**Written request**. Write the material out again, line by line, exactly as it is.

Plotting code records

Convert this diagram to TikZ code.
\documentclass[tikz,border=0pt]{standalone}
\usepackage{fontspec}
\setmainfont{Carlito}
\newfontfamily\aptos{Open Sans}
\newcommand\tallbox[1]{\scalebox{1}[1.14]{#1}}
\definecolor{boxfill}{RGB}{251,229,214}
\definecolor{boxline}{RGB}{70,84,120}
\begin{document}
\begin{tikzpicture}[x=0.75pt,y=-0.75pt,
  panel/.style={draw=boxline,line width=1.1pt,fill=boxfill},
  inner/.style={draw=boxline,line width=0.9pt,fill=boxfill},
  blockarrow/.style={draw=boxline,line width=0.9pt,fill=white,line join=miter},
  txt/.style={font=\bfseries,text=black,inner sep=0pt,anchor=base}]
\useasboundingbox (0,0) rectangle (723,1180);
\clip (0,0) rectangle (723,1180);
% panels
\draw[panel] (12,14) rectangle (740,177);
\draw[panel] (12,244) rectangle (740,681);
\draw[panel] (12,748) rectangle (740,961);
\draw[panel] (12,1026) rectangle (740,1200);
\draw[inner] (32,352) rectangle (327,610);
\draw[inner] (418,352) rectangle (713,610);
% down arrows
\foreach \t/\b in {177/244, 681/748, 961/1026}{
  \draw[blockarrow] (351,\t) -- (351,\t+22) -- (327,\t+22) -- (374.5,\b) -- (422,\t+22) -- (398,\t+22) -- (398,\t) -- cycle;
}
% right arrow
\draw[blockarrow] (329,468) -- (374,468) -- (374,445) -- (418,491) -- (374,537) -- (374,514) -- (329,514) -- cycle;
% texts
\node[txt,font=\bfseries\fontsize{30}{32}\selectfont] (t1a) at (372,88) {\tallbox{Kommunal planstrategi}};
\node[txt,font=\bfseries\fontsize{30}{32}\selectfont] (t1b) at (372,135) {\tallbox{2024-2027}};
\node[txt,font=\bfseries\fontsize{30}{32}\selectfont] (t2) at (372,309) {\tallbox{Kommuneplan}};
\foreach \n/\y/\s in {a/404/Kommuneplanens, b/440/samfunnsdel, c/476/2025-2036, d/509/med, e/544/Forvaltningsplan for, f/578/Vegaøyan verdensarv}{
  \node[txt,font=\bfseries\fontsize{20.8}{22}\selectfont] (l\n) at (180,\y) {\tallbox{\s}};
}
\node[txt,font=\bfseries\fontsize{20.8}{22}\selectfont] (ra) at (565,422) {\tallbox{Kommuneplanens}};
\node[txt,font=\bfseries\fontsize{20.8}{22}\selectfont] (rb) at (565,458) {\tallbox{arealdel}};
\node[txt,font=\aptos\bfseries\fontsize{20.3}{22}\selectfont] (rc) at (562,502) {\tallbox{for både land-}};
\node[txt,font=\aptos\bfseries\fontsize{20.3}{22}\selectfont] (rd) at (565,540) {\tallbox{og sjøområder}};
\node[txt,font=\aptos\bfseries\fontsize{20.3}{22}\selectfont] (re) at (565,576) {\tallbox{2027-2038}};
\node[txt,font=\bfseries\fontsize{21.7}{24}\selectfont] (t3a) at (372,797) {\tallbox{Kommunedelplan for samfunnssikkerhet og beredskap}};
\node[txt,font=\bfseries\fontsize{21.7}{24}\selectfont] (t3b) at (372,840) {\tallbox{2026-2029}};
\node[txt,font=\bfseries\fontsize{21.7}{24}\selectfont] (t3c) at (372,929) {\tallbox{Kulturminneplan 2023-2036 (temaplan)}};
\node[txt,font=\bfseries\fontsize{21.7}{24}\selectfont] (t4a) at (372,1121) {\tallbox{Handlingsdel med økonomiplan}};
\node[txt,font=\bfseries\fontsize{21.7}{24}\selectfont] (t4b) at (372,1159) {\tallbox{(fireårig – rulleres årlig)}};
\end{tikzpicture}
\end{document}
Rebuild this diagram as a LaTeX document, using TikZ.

**Final result**.
Convert this diagram to TikZ code.
\documentclass[tikz,border=0pt]{standalone}
\usepackage{fontspec}
\setmainfont{Carlito}
\newfontfamily\aptos{Open Sans}
\newcommand\tallbox[1]{\scalebox{1}[1.14]{#1}}
\definecolor{boxfill}{RGB}{251,229,214}
\definecolor{boxline}{RGB}{70,84,120}
\begin{document}
\begin{tikzpicture}[x=0.75pt,y=-0.75pt,
  panel/.style={draw=boxline,line width=1.1pt,fill=boxfill},
  inner/.style={draw=boxline,line width=0.9pt,fill=boxfill},
  blockarrow/.style={draw=boxline,line width=0.9pt,fill=white,line join=miter},
  txt/.style={font=\bfseries,text=black,inner sep=0pt,anchor=base}]
\useasboundingbox (0,0) rectangle (723,1180);
\clip (0,0) rectangle (723,1180);
% panels
\draw[panel] (12,14) rectangle (740,177);
\draw[panel] (12,244) rectangle (740,681);
\draw[panel] (12,748) rectangle (740,961);
\draw[panel] (12,1026) rectangle (740,1200);
\draw[inner] (32,352) rectangle (327,610);
\draw[inner] (418,352) rectangle (713,610);
% down arrows
\foreach \t/\b in {177/244, 681/748, 961/1026}{
  \draw[blockarrow] (351,\t) -- (351,\t+22) -- (327,\t+22) -- (374.5,\b) -- (422,\t+22) -- (398,\t+22) -- (398,\t) -- cycle;
}
% right arrow
\draw[blockarrow] (329,468) -- (374,468) -- (374,445) -- (418,491) -- (374,537) -- (374,514) -- (329,514) -- cycle;
% texts
\node[txt,font=\bfseries\fontsize{30}{32}\selectfont] (t1a) at (372,88) {\tallbox{Kommunal planstrategi}};
\node[txt,font=\bfseries\fontsize{30}{32}\selectfont] (t1b) at (372,135) {\tallbox{2024-2027}};
\node[txt,font=\bfseries\fontsize{30}{32}\selectfont] (t2) at (372,309) {\tallbox{Kommuneplan}};
\foreach \n/\y/\s in {a/404/Kommuneplanens, b/440/samfunnsdel, c/476/2025-2036, d/509/med, e/544/Forvaltningsplan for, f/578/Vegaøyan verdensarv}{
  \node[txt,font=\bfseries\fontsize{20.8}{22}\selectfont] (l\n) at (180,\y) {\tallbox{\s}};
}
\node[txt,font=\bfseries\fontsize{20.8}{22}\selectfont] (ra) at (565,422) {\tallbox{Kommuneplanens}};
\node[txt,font=\bfseries\fontsize{20.8}{22}\selectfont] (rb) at (565,458) {\tallbox{arealdel}};
\node[txt,font=\aptos\bfseries\fontsize{20.3}{22}\selectfont] (rc) at (562,502) {\tallbox{for både land-}};
\node[txt,font=\aptos\bfseries\fontsize{20.3}{22}\selectfont] (rd) at (565,540) {\tallbox{og sjøområder}};
\node[txt,font=\aptos\bfseries\fontsize{20.3}{22}\selectfont] (re) at (565,576) {\tallbox{2027-2038}};
\node[txt,font=\bfseries\fontsize{21.7}{24}\selectfont] (t3a) at (372,797) {\tallbox{Kommunedelplan for samfunnssikkerhet og beredskap}};
\node[txt,font=\bfseries\fontsize{21.7}{24}\selectfont] (t3b) at (372,840) {\tallbox{2026-2029}};
\node[txt,font=\bfseries\fontsize{21.7}{24}\selectfont] (t3c) at (372,929) {\tallbox{Kulturminneplan 2023-2036 (temaplan)}};
\node[txt,font=\bfseries\fontsize{21.7}{24}\selectfont] (t4a) at (372,1121) {\tallbox{Handlingsdel med økonomiplan}};
\node[txt,font=\bfseries\fontsize{21.7}{24}\selectfont] (t4b) at (372,1159) {\tallbox{(fireårig – rulleres årlig)}};
\end{tikzpicture}
\end{document}
Rebuild this diagram as a LaTeX document, using TikZ.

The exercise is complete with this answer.